A preliminary investigation showed that the attack was triggered by fears among the men that they would be deported to their home country after they were visited by consular officers from the Uzbekistan Embassy, Siregar said.
“They had tried to flee because they did not want to be sent back to Uzbekistan and face harsher punishment,” Siregar said, “We are still investigating this case, but they will be tried in Indonesia for the killing.”
He said two of the suspects had traveled to Syria and joined a militant training camp there.
Indonesia, the world’s most populous Muslim nation, has carried out a sustained crackdown on Islamic militants since bombings on the tourist island of Bali in 2002 by the Jemaah Islamiyah network killed 202 people, mostly foreigners.
The network was neutralized following the arrests of hundreds of its members. But new threats have emerged from Islamic State group-inspired radicals who have targeted security forces and local “infidels” instead of Westerners.
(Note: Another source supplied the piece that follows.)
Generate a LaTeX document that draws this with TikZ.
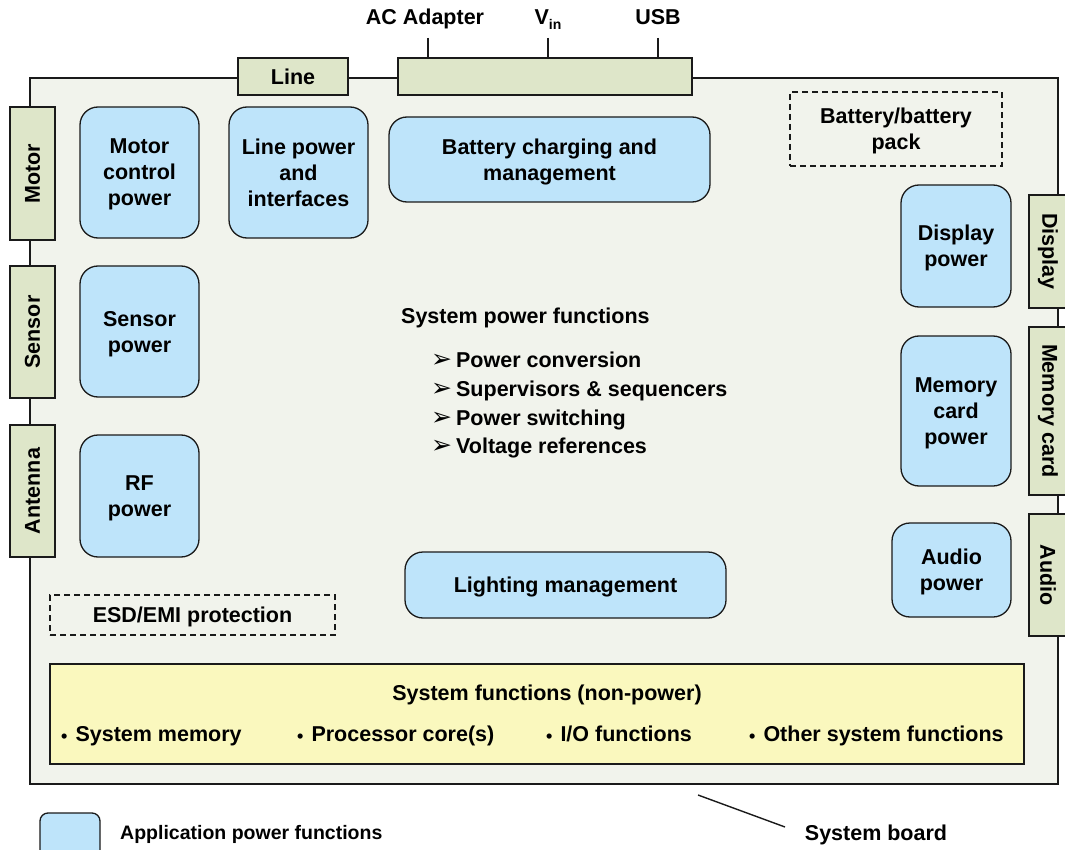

Since March 2022, Khatiba al-Tawhid wal-Jihad, a splinter faction of the Uzbek-led militant organization Jannat Oshiklari, has been on a U.N. Security Council sanctions list for being associated with al-Qaida.
The Security Council said the group has about 500 fighters and operates under the umbrella of the international extremist organization al-Nusrah Front in the Syrian provinces of Hama, Idlib and Ladhiqiyah.
In 2016, the group organized an attack on the Chinese Embassy in Bishkek, the capital of Kyrgyzstan, according to the U.N. The sanctions imposed by the Security Council include a travel ban, an assets freeze and an arms embargo.